Exercise 5: Using the ‘builder’ pattern to build small images

Objective

Use the ‘builder’ pattern, otherwise known as multi-stage builds, to build even smaller docker images, with cleaner dockerfiles.

The Builder pattern

Optimising a build can be complex, it’s hard to keep your image from getting cluttered. E.g. installing a package might bring in a pile of documentation which you really don’t need. You can stay on top of that with chained RUN commands to remove the excess as it gets installed, but it gets messy eventually, and hard to follow.

Docker allows multi-step builds to get round this. The idea is that you first build a docker image that contains your software, then build a second image, copying across the installed software from the first one, taking across only the bits you need. You can leave behind all the junk that you don’t need, without having to jump through hoops to clean it out explicitly.

Take a look at Dockerfile.spades.builder in the tsi-cc/ResOps/scripts/docker directory. You should recognise the first sections, they’re identical to the optimised spades dockerfile from the previous exercise, with one exception. Instead of FROM debian:jessie-slim, the line now reads FROM debian:jessie-slim AS builder. This gives this particular image a name (‘builder’) which we can refer to later in the build process.

At the end of that first build, there are commands to build another image:

FROM debian:jessie-slim
COPY --from=builder /install /install
COPY --from=builder /root/.bashrc /root/.bashrc
ENV PATH /install/conda/bin:$PATH

Notice the COPY commands, which we use to copy from the image named ‘builder’ that we’ve just created! So we now have a debian:jessie-slim image with only the files we need to get spades running, and not much else.

In fact, we’ve done even better than that. Above that second FROM line, you’ll see some cleanup code:

RUN conda clean --all -y && \
    rm -rf /install/conda/pkgs/*/info && \
    find /install -name '*.a' -exec rm {} \;

The first two lines are conda-specific, don’t worry if you don’t know what they do, suffice it to say that they remove stuff that’s not strictly necessary for conda to run an application.

The third line removes all static libraries from the conda installation. You won’t need these anymore, so they’re useless.

Why do we only remove the static libraries from the conda installation, why not from the entire image? The reason is that the second image starts from debian:jessie-slim, and copies across only the stuff from the /install directory. So whatever cleanup we do in the first image outside that directory can have no effect in the second image.

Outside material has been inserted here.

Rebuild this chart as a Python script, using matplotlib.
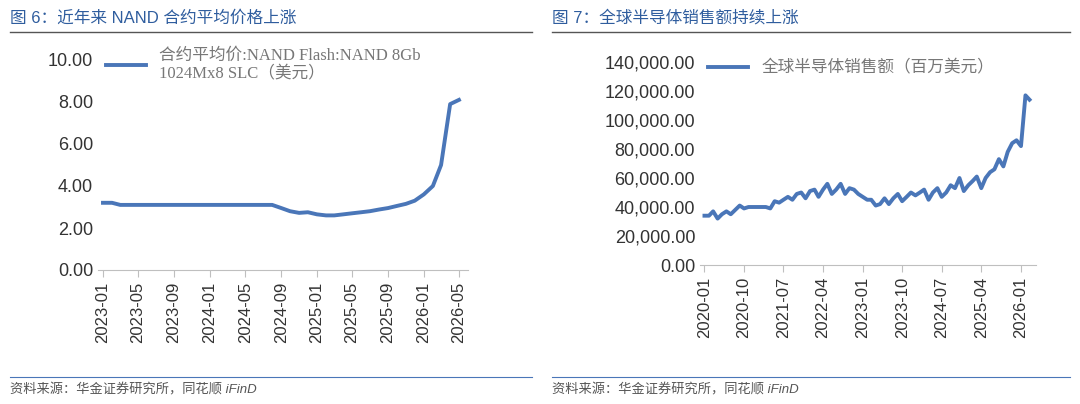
import matplotlib.pyplot as plt
import pandas as pd

plt.rcParams['font.family'] = ['Liberation Sans', 'Noto Sans CJK SC', 'DejaVu Sans']

# left: NAND contract average price (USD), monthly 2023-01..2026-05
nand_dates = pd.date_range('2023-01-01', '2026-05-01', freq='MS')
nand_price = [3.2, 3.2, 3.1, 3.1, 3.1, 3.1, 3.1, 3.1, 3.1, 3.1, 3.1, 3.1,
              3.1, 3.1, 3.1, 3.1, 3.1, 3.1, 3.1, 3.1, 2.95, 2.8, 2.72, 2.75,
              2.65, 2.6, 2.6, 2.65, 2.7, 2.75, 2.8, 2.88, 2.95, 3.05, 3.15, 3.3,
              3.6, 4.0, 5.0, 7.9, 8.1]
nand_ticks = ['2023-01', '2023-05', '2023-09', '2024-01', '2024-05', '2024-09',
              '2025-01', '2025-05', '2025-09', '2026-01', '2026-05']

# right: global semiconductor sales (USD mn), monthly 2020-01..2026-03
semi_dates = pd.date_range('2020-01-01', '2026-03-01', freq='MS')
semi_sales = [34, 34, 37, 32, 35, 37, 35, 38, 41, 39, 40, 40,
              40, 40, 40, 39, 44, 43, 45, 47, 45, 49, 50, 46,
              51, 52, 47, 52, 56, 49, 52, 56, 49, 53, 52, 49,
              47, 45, 45, 41, 42, 46, 42, 46, 49, 44, 47, 50,
              48, 50, 52, 45, 50, 53, 47, 50, 55, 53, 60, 51,
              55, 58, 61, 53, 60, 64, 66, 73, 68, 78, 84, 86,
              82, 117, 114]
semi_sales = [v * 1000 for v in semi_sales]
semi_ticks = ['2020-01', '2020-10', '2021-07', '2022-04', '2023-01', '2023-10',
              '2024-07', '2025-04', '2026-01']

blue = '#4a76b8'
title_c = '#2f5d9e'
serif = ['Liberation Serif', 'Noto Sans CJK SC']
fig = plt.figure(figsize=(10.8, 4.04), dpi=100)
W, H = 1080, 404


def box(x0, y0, x1, y1):
    return [x0 / W, 1 - y1 / H, (x1 - x0) / W, (y1 - y0) / H]


def style(ax):
    for s in ['top', 'right', 'left']:
        ax.spines[s].set_visible(False)
    ax.spines['bottom'].set_color('#bfbfbf')
    ax.tick_params(axis='y', length=0, labelsize=13, colors='#333333')
    ax.tick_params(axis='x', color='#bfbfbf', labelsize=12, labelcolor='#333333',
                   rotation=90, length=5)


ax1 = fig.add_axes(box(98, 60, 468, 270))
ax1.plot(nand_dates, nand_price, color=blue, lw=2.8,
         label='合约平均价:NAND Flash:NAND 8Gb\n1024Mx8 SLC（美元）')
ax1.set_ylim(0, 10)
ax1.set_yticks(range(0, 11, 2))
ax1.set_yticklabels([f'{v:.2f}' for v in range(0, 11, 2)])
ax1.set_xticks(pd.to_datetime(nand_ticks))
ax1.set_xticklabels(nand_ticks)
ax1.set_xlim(pd.Timestamp('2022-12-15'), pd.Timestamp('2026-06-01'))
style(ax1)
ax1.legend(loc='upper left', bbox_to_anchor=(-0.02, 1.13), frameon=False,
           prop={'family': serif, 'size': 12}, labelcolor='#777777', handlelength=2.4)

ax2 = fig.add_axes(box(700, 62, 1036, 265))
ax2.plot(semi_dates, semi_sales, color=blue, lw=2.8, label='全球半导体销售额（百万美元）')
ax2.set_ylim(0, 140000)
ax2.set_yticks(range(0, 140001, 20000))
ax2.set_yticklabels([f'{v:,.2f}' for v in range(0, 140001, 20000)])
ax2.set_xticks(pd.to_datetime(semi_ticks))
ax2.set_xticklabels(semi_ticks)
ax2.set_xlim(pd.Timestamp('2019-12-01'), pd.Timestamp('2026-04-15'))
style(ax2)
ax2.legend(loc='upper left', bbox_to_anchor=(-0.02, 1.08), frameon=False,
           prop={'family': serif, 'size': 12}, labelcolor='#777777', handlelength=2.4)

# titles, rules and sources
for x0, x1, t in [(10, 532, '图 6：近年来 NAND 合约平均价格上涨'),
                  (552, 1070, '图 7：全球半导体销售额持续上涨')]:
    fig.text(x0 / W, 1 - 18 / H, t, color=title_c, fontsize=12, va='center')
    fig.add_artist(plt.Line2D([x0 / W, x1 / W], [1 - 32 / H] * 2, color='#555555', lw=1))
    fig.add_artist(plt.Line2D([x0 / W, x1 / W], [1 - 377 / H] * 2, color='#4a76b8', lw=0.8))
    fig.text(x0 / W, 1 - 390 / H, '资料来源：华金证券研究所，同花顺 iFinD', color='#555555',
             fontsize=9.5, style='italic', va='center')

fig.savefig('out.png', dpi=100)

Note also that if we didn’t build the second image, but only built the first image, with those same cleanup commands in the same order that they are now, they wouldn’t do anything useful. They won’t reduce the size of the first image because of the layered image structure. The first RUN command that installs all the software creates one cache layer, the second one that removes the junk creates another layer, without that stuff. But the first layer, with it all in, is still part of the image! If we wanted to concatenate the two RUN commands together, that would make the first image smaller, but would also make the whole thing less readable.

Finally, in this example, although we’ve use debian:jessie-slim for both the image stages, we’re not obliged to do that. Our ‘builder’ image can be something fat, with all the software we need to build our application already installed. E.g. it may have C and C++ compilers already in the image, to simplify the first steps. The second image can start from a much lighter base, even from a different distribution. As long as it has enough to run applications from the first image, that’s good enough.

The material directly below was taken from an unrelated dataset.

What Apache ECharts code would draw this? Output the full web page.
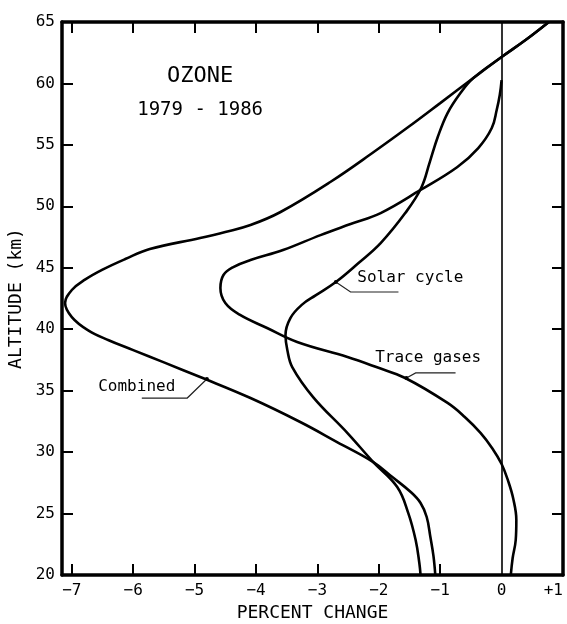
<!DOCTYPE html>
<html>
<head>
<meta charset="utf-8">
<script src="https://cdn.jsdelivr.net/npm/echarts@6/dist/echarts.min.js"></script>
<style>
  html, body { margin: 0; padding: 0; background: #fff; }
  #main { width: 567px; height: 624px; }
</style>
</head>
<body>
<div id="main"></div>
<script>
const FONT = "'DejaVu Sans Mono', monospace"

// [percent change, altitude km] top to bottom
const combined = [
  [0.77, 65], [0.39, 63.53], [0.0, 62.15], [-0.46, 60.44], [-1.0, 58.4],
  [-1.52, 56.45], [-2.06, 54.5], [-2.79, 51.98], [-3.6, 49.54], [-4.09, 48.48],
  [-4.5, 47.91], [-4.91, 47.42], [-5.73, 46.53], [-6.13, 45.71], [-6.5, 44.85],
  [-6.78, 44.05], [-7.0, 43.19], [-7.11, 42.13], [-7.0, 40.99], [-6.74, 39.93],
  [-6.4, 39.1], [-6.0, 38.3], [-5.5, 37.3], [-4.91, 36.11], [-4.09, 34.4],
  [-3.28, 32.45], [-2.68, 30.82], [-2.09, 29.19], [-1.78, 27.97], [-1.48, 26.75],
  [-1.32, 25.86], [-1.22, 24.72], [-1.16, 23.09], [-1.11, 21.55], [-1.08, 20]
]
const solarCycle = [
  [0.77, 65], [0.39, 63.53], [0.0, 62.15], [-0.46, 60.44], [-0.67, 59.22],
  [-0.88, 57.59], [-1.04, 55.64], [-1.17, 53.6], [-1.31, 51.49], [-1.57, 49.45],
  [-1.97, 47.01], [-2.33, 45.39], [-2.7, 43.84], [-3.03, 42.75], [-3.25, 42.0],
  [-3.44, 40.91], [-3.52, 39.53], [-3.49, 38.31], [-3.41, 36.92], [-3.07, 34.48],
  [-2.51, 31.55], [-2.09, 29.19], [-1.7, 27.16], [-1.52, 25.04], [-1.4, 22.85],
  [-1.34, 20.98], [-1.32, 20]
]
const traceGases = [
  [0.0, 60.28], [-0.03, 59.06], [-0.08, 57.84], [-0.16, 56.37], [-0.38, 54.74],
  [-0.72, 53.2], [-1.32, 51.33], [-1.97, 49.45], [-2.46, 48.56], [-2.95, 47.66],
  [-3.56, 46.44], [-4.09, 45.63], [-4.37, 45.06], [-4.53, 44.41], [-4.58, 43.35],
  [-4.5, 42.13], [-4.26, 41.16], [-3.82, 40.1], [-3.33, 38.96], [-2.51, 37.74],
  [-2.04, 36.92], [-1.57, 36.03], [-0.88, 34.0], [-0.6, 32.86], [-0.34, 31.55],
  [-0.15, 30.3], [0.0, 29.03], [0.11, 27.6], [0.19, 26.2], [0.24, 24.48],
  [0.23, 22.85], [0.18, 21.38], [0.15, 20]
]

const xTicks = [-7, -6, -5, -4, -3, -2, -1]
const xLabels = [-7, -6, -5, -4, -3, -2, -1, 0, 1]
const yTicks = [25, 30, 35, 40, 45, 50, 55, 60]

// annotation texts [label, x, y] and their leader lines
const notes = [
  ['Solar cycle', -2.35, 44.17],
  ['Trace gases', -2.06, 37.66],
  ['Combined', -6.57, 35.3]
]
const leaders = [
  [[-2.7, 43.84], [-2.46, 43.03], [-1.68, 43.03]],
  [[-1.55, 36.03], [-1.40, 36.44], [-0.75, 36.44]],
  [[-4.8, 35.95], [-5.12, 34.4], [-5.86, 34.4]]
]

const frame = { show: true, onZero: false, lineStyle: { color: '#000', width: 3.5 } }
const tick = (vals) => ({
  show: true, inside: true, length: 11, customValues: vals,
  lineStyle: { color: '#000', width: 2 }
})

const chart = echarts.init(document.getElementById('main'))

const lineSeries = (name, data) => ({
  name, type: 'line', data, smooth: 0.4, showSymbol: false,
  lineStyle: { color: '#000', width: 2.6 }, z: 3
})

chart.setOption({
  animation: false,
  grid: { left: 62, right: 4, top: 22, bottom: 49, containLabel: false, outerBoundsMode: 'none' },
  xAxis: [
    {
      type: 'value', min: -7.16, max: 1, position: 'bottom',
      axisLine: frame, splitLine: { show: false },
      axisTick: tick(xTicks),
      axisLabel: {
        customValues: xLabels, color: '#000', fontFamily: FONT, fontSize: 16, margin: 8,
        hideOverlap: false, alignMaxLabel: 'right',
        formatter: v => v > 0 ? '+' + v : (v < 0 ? '\u2212' + (-v) : '0')
      },
      name: 'PERCENT CHANGE', nameLocation: 'middle', nameGap: 29,
      nameTextStyle: { color: '#000', fontFamily: FONT, fontSize: 18 }
    },
    {
      type: 'value', min: -7.16, max: 1, position: 'top',
      axisLine: frame, splitLine: { show: false },
      axisTick: tick(xTicks), axisLabel: { show: false }
    }
  ],
  yAxis: [
    {
      type: 'value', min: 20, max: 65, interval: 5, position: 'left',
      axisLine: frame, splitLine: { show: false },
      axisTick: tick(yTicks),
      axisLabel: { color: '#000', fontFamily: FONT, fontSize: 16, margin: 7 },
      name: 'ALTITUDE (km)', nameLocation: 'middle', nameGap: 36, nameRotate: 90,
      nameTextStyle: { color: '#000', fontFamily: FONT, fontSize: 18 }
    },
    {
      type: 'value', min: 20, max: 65, interval: 5, position: 'right',
      axisLine: frame, splitLine: { show: false },
      axisTick: tick(yTicks), axisLabel: { show: false }
    }
  ],
  series: [
    lineSeries('Combined', combined),
    lineSeries('Solar cycle', solarCycle),
    lineSeries('Trace gases', traceGases),
    {
      type: 'line', data: [], silent: true,
      markLine: {
        symbol: 'none', silent: true, label: { show: false },
        lineStyle: { color: '#000', width: 1.6, type: 'solid' },
        data: [{ xAxis: 0 }]
      }
    }
  ]
})

const px = p => chart.convertToPixel({ gridIndex: 0 }, p)
const graphic = []
notes.forEach(([t, x, y]) => {
  const [a, b] = px([x, y])
  graphic.push({
    type: 'text', x: a, y: b, z: 10,
    style: { text: t, fill: '#000', font: '16px ' + FONT, textVerticalAlign: 'middle' }
  })
})
leaders.forEach(pts => {
  const p = pts.map(px)
  graphic.push({
    type: 'polyline', z: 10,
    shape: { points: p },
    style: { stroke: '#222', lineWidth: 1.2, fill: null }
  })
  graphic.push({ type: 'circle', z: 10, shape: { cx: p[0][0], cy: p[0][1], r: 2 }, style: { fill: '#000' } })
})
const [ox, oy] = px([-4.91, 60.6])
graphic.push({
  type: 'text', x: ox, y: oy, z: 10,
  style: { text: 'OZONE', fill: '#000', font: '22px ' + FONT, textAlign: 'center', textVerticalAlign: 'middle' }
})
const [yx, yy] = px([-4.91, 57.85])
graphic.push({
  type: 'text', x: yx, y: yy, z: 10,
  style: { text: '1979 - 1986', fill: '#000', font: '19px ' + FONT, textAlign: 'center', textVerticalAlign: 'middle' }
})
chart.setOption({ graphic })
</script>
</body>
</html>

So, go ahead and build the image with docker build -t spades:builder -f Dockerfile.spades.builder .. It will take less than two minutes, and the final image will be a measly 330 MB in size. That’s less than half the size of the previous optimised image, and is more than enough, there’s little point in optimising beyond this point.

If you were to run docker images now on a clean system, you’d see something like this:

> docker images 
REPOSITORY          TAG                 IMAGE ID            CREATED             SIZE
spades              builder             194d8647f15d        3 seconds ago       274MB
<none>              <none>              d9552808c2f0        10 seconds ago      764MB
debian              jessie-slim         a0536420b3b7        8 days ago          81.4MB

You can see the base image, debian:jessie-slim, as well as the spades:builder image you just built. The other one, with no names for the repository or tag, is the first image built by the multi-stage build. You’ll see it’s the same size as the previously optimised spades image, because of course it’s the same docker code that built it.

The last exercise will show you how to clean up unwanted images like that from your system. It’s optional, you’ll need it eventually if you’re using your own laptop, but you may not need it on production systems.

Conclusion

Multi-stage builds can greatly reduce the size of your image, and make your dockerfile more readable. They’re also very easy to use. Of course you can combine multi-stage builds with building your own base image for ultimate control of your images.

Best practices

  • install your software as cleanly as possible, i.e. into a separate directory from the system software if possible
  • see if you can use the builder pattern to reduce the amount of junk in your image, your savings could be significant

Congratulations, you’re an expert! If you got this far, remember to update your CV to reflect your Docker skills.